:: Task directions ::
Omit all pictures, then retype the data exactly as given.

********

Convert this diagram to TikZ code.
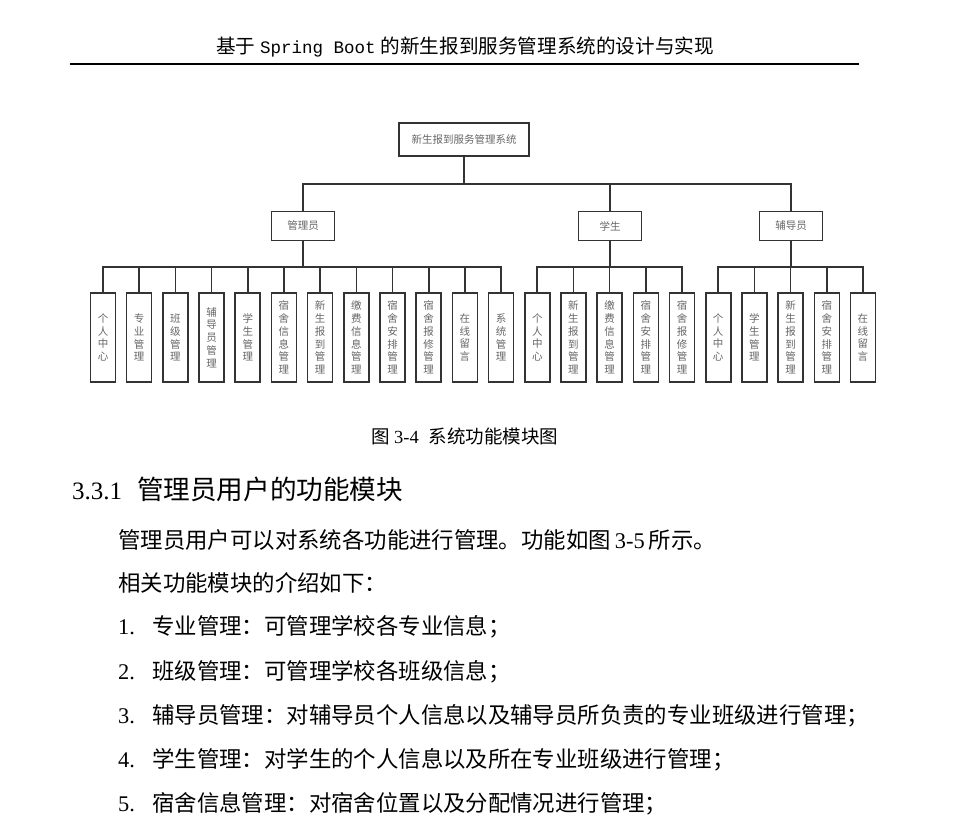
\documentclass[tikz,border=0pt]{standalone}
\usepackage{fontspec}
\setmainfont{Liberation Serif}
\newfontfamily\zh{Noto Sans CJK SC}
\newfontfamily\hmono{Liberation Mono}
\usetikzlibrary{positioning}
\definecolor{edge}{HTML}{333333}
\definecolor{lbl}{HTML}{666666}

\begin{document}
\begin{tikzpicture}[x=1pt,y=-1pt,node distance=11.19pt,
box/.style={draw=edge,line width=1.6pt,outer sep=0pt,inner sep=0pt,text=lbl,font=\fontsize{10.5}{12.8}\selectfont\zh},
leaf/.style={box,minimum width=25pt,minimum height=89pt,align=center},
mid/.style={box,minimum width=63pt,minimum height=29pt},
ln/.style={draw=edge,line width=1.6pt},
body/.style={anchor=west,inner sep=0pt,font=\fontsize{22.4}{26}\selectfont}]
\useasboundingbox (0,0) rectangle (959,837);
% page header
\node (hdr) at (465,47) {\fontsize{19.6}{22}\selectfont{\zh 基于}\hspace{5pt}{\hmono\fontsize{17.5}{20}\selectfont Spring Boot}\hspace{5pt}{\zh 的新生报到服务管理系统的设计与实现}};
\draw[line width=1.2pt] (70,64) -- (859,64);
% top levels
\node[box,minimum width=130pt,minimum height=33pt](sys) at (464,139.5){新生报到服务管理系统};
\node[mid](adm) at (303,226){管理员};
\node[mid](stu) at (610,226){学生};
\node[mid](fdy) at (791,226){辅导员};
% leaves
\node[leaf](a1) at (103,337.5){个\\人\\中\\心};
\node[leaf,right=of a1](a2){专\\业\\管\\理};
\node[leaf,right=of a2](a3){班\\级\\管\\理};
\node[leaf,right=of a3](a4){辅\\导\\员\\管\\理};
\node[leaf,right=of a4](a5){学\\生\\管\\理};
\node[leaf,right=of a5](a6){宿\\舍\\信\\息\\管\\理};
\node[leaf,right=of a6](a7){新\\生\\报\\到\\管\\理};
\node[leaf,right=of a7](a8){缴\\费\\信\\息\\管\\理};
\node[leaf,right=of a8](a9){宿\\舍\\安\\排\\管\\理};
\node[leaf,right=of a9](a10){宿\\舍\\报\\修\\管\\理};
\node[leaf,right=of a10](a11){在\\线\\留\\言};
\node[leaf,right=of a11](a12){系\\统\\管\\理};
\node[leaf,right=of a12](s1){个\\人\\中\\心};
\node[leaf,right=of s1](s2){新\\生\\报\\到\\管\\理};
\node[leaf,right=of s2](s3){缴\\费\\信\\息\\管\\理};
\node[leaf,right=of s3](s4){宿\\舍\\安\\排\\管\\理};
\node[leaf,right=of s4](s5){宿\\舍\\报\\修\\管\\理};
\node[leaf,right=of s5](f1){个\\人\\中\\心};
\node[leaf,right=of f1](f2){学\\生\\管\\理};
\node[leaf,right=of f2](f3){新\\生\\报\\到\\管\\理};
\node[leaf,right=of f3](f4){宿\\舍\\安\\排\\管\\理};
\node[leaf,right=of f4](f5){在\\线\\留\\言};
% connectors
\coordinate (bus0) at (sys.south|-0,184);
\draw[ln](sys.south)--(bus0);\draw[ln](bus0)-|(adm.north);\draw[ln](bus0)-|(stu.north);\draw[ln](bus0)-|(fdy.north);
\coordinate (busA) at (adm.south|-0,267);
\coordinate (busS) at (stu.south|-0,267);
\coordinate (busF) at (fdy.south|-0,267);
\draw[ln](adm.south)--(busA);\draw[ln](stu.south)--(busS);\draw[ln](fdy.south)--(busF);
\foreach \n in {a1,a2,a3,a4,a5,a6,a7,a8,a9,a10,a11,a12}{\draw[ln](busA)-|(\n.north);}
\foreach \n in {s1,s2,s3,s4,s5}{\draw[ln](busS)-|(\n.north);}
\foreach \n in {f1,f2,f3,f4,f5}{\draw[ln](busF)-|(\n.north);}
% caption and text
\node (cap) at (465,436) {\fontsize{18.5}{22}\selectfont{\zh 图}\hspace{4pt}3-4\hspace{10pt}{\zh 系统功能模块图}};
\node[anchor=west,inner sep=0pt] (sec) at (72,489) {\fontsize{25}{30}\selectfont 3.3.1\hspace{15pt}{\zh\fontsize{26.6}{30}\selectfont 管理员用户的功能模块}};
\node[body] (p1) at (118,540) {{\zh 管理员用户可以对系统各功能进行管理。功能如图}\hspace{4pt}3-5\hspace{4pt}{\zh 所示。}};
\node[body] (p2) at (118,583) {\zh 相关功能模块的介绍如下：};
\node[body] (i1) at (118,627) {\makebox[34pt][l]{1.}{\zh 专业管理：可管理学校各专业信息；}};
\node[body] (i2) at (118,672) {\makebox[34pt][l]{2.}{\zh 班级管理：可管理学校各班级信息；}};
\node[body] (i3) at (118,716) {\makebox[34pt][l]{3.}{\zh 辅导员管理：对辅导员个人信息以及辅导员所负责的专业班级进行管理；}};
\node[body] (i4) at (118,760) {\makebox[34pt][l]{4.}{\zh 学生管理：对学生的个人信息以及所在专业班级进行管理；}};
\node[body] (i5) at (118,804) {\makebox[34pt][l]{5.}{\zh 宿舍信息管理：对宿舍位置以及分配情况进行管理；}};
\end{tikzpicture}
\end{document}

********

:: Answer to the problem ::
Convert this diagram to TikZ code.
\documentclass[tikz,border=0pt]{standalone}
\usepackage{fontspec}
\setmainfont{Liberation Serif}
\newfontfamily\zh{Noto Sans CJK SC}
\newfontfamily\hmono{Liberation Mono}
\usetikzlibrary{positioning}
\definecolor{edge}{HTML}{333333}
\definecolor{lbl}{HTML}{666666}

\begin{document}
\begin{tikzpicture}[x=1pt,y=-1pt,node distance=11.19pt,
box/.style={draw=edge,line width=1.6pt,outer sep=0pt,inner sep=0pt,text=lbl,font=\fontsize{10.5}{12.8}\selectfont\zh},
leaf/.style={box,minimum width=25pt,minimum height=89pt,align=center},
mid/.style={box,minimum width=63pt,minimum height=29pt},
ln/.style={draw=edge,line width=1.6pt},
body/.style={anchor=west,inner sep=0pt,font=\fontsize{22.4}{26}\selectfont}]
\useasboundingbox (0,0) rectangle (959,837);
% page header
\node (hdr) at (465,47) {\fontsize{19.6}{22}\selectfont{\zh 基于}\hspace{5pt}{\hmono\fontsize{17.5}{20}\selectfont Spring Boot}\hspace{5pt}{\zh 的新生报到服务管理系统的设计与实现}};
\draw[line width=1.2pt] (70,64) -- (859,64);
% top levels
\node[box,minimum width=130pt,minimum height=33pt](sys) at (464,139.5){新生报到服务管理系统};
\node[mid](adm) at (303,226){管理员};
\node[mid](stu) at (610,226){学生};
\node[mid](fdy) at (791,226){辅导员};
% leaves
\node[leaf](a1) at (103,337.5){个\\人\\中\\心};
\node[leaf,right=of a1](a2){专\\业\\管\\理};
\node[leaf,right=of a2](a3){班\\级\\管\\理};
\node[leaf,right=of a3](a4){辅\\导\\员\\管\\理};
\node[leaf,right=of a4](a5){学\\生\\管\\理};
\node[leaf,right=of a5](a6){宿\\舍\\信\\息\\管\\理};
\node[leaf,right=of a6](a7){新\\生\\报\\到\\管\\理};
\node[leaf,right=of a7](a8){缴\\费\\信\\息\\管\\理};
\node[leaf,right=of a8](a9){宿\\舍\\安\\排\\管\\理};
\node[leaf,right=of a9](a10){宿\\舍\\报\\修\\管\\理};
\node[leaf,right=of a10](a11){在\\线\\留\\言};
\node[leaf,right=of a11](a12){系\\统\\管\\理};
\node[leaf,right=of a12](s1){个\\人\\中\\心};
\node[leaf,right=of s1](s2){新\\生\\报\\到\\管\\理};
\node[leaf,right=of s2](s3){缴\\费\\信\\息\\管\\理};
\node[leaf,right=of s3](s4){宿\\舍\\安\\排\\管\\理};
\node[leaf,right=of s4](s5){宿\\舍\\报\\修\\管\\理};
\node[leaf,right=of s5](f1){个\\人\\中\\心};
\node[leaf,right=of f1](f2){学\\生\\管\\理};
\node[leaf,right=of f2](f3){新\\生\\报\\到\\管\\理};
\node[leaf,right=of f3](f4){宿\\舍\\安\\排\\管\\理};
\node[leaf,right=of f4](f5){在\\线\\留\\言};
% connectors
\coordinate (bus0) at (sys.south|-0,184);
\draw[ln](sys.south)--(bus0);\draw[ln](bus0)-|(adm.north);\draw[ln](bus0)-|(stu.north);\draw[ln](bus0)-|(fdy.north);
\coordinate (busA) at (adm.south|-0,267);
\coordinate (busS) at (stu.south|-0,267);
\coordinate (busF) at (fdy.south|-0,267);
\draw[ln](adm.south)--(busA);\draw[ln](stu.south)--(busS);\draw[ln](fdy.south)--(busF);
\foreach \n in {a1,a2,a3,a4,a5,a6,a7,a8,a9,a10,a11,a12}{\draw[ln](busA)-|(\n.north);}
\foreach \n in {s1,s2,s3,s4,s5}{\draw[ln](busS)-|(\n.north);}
\foreach \n in {f1,f2,f3,f4,f5}{\draw[ln](busF)-|(\n.north);}
% caption and text
\node (cap) at (465,436) {\fontsize{18.5}{22}\selectfont{\zh 图}\hspace{4pt}3-4\hspace{10pt}{\zh 系统功能模块图}};
\node[anchor=west,inner sep=0pt] (sec) at (72,489) {\fontsize{25}{30}\selectfont 3.3.1\hspace{15pt}{\zh\fontsize{26.6}{30}\selectfont 管理员用户的功能模块}};
\node[body] (p1) at (118,540) {{\zh 管理员用户可以对系统各功能进行管理。功能如图}\hspace{4pt}3-5\hspace{4pt}{\zh 所示。}};
\node[body] (p2) at (118,583) {\zh 相关功能模块的介绍如下：};
\node[body] (i1) at (118,627) {\makebox[34pt][l]{1.}{\zh 专业管理：可管理学校各专业信息；}};
\node[body] (i2) at (118,672) {\makebox[34pt][l]{2.}{\zh 班级管理：可管理学校各班级信息；}};
\node[body] (i3) at (118,716) {\makebox[34pt][l]{3.}{\zh 辅导员管理：对辅导员个人信息以及辅导员所负责的专业班级进行管理；}};
\node[body] (i4) at (118,760) {\makebox[34pt][l]{4.}{\zh 学生管理：对学生的个人信息以及所在专业班级进行管理；}};
\node[body] (i5) at (118,804) {\makebox[34pt][l]{5.}{\zh 宿舍信息管理：对宿舍位置以及分配情况进行管理；}};
\end{tikzpicture}
\end{document}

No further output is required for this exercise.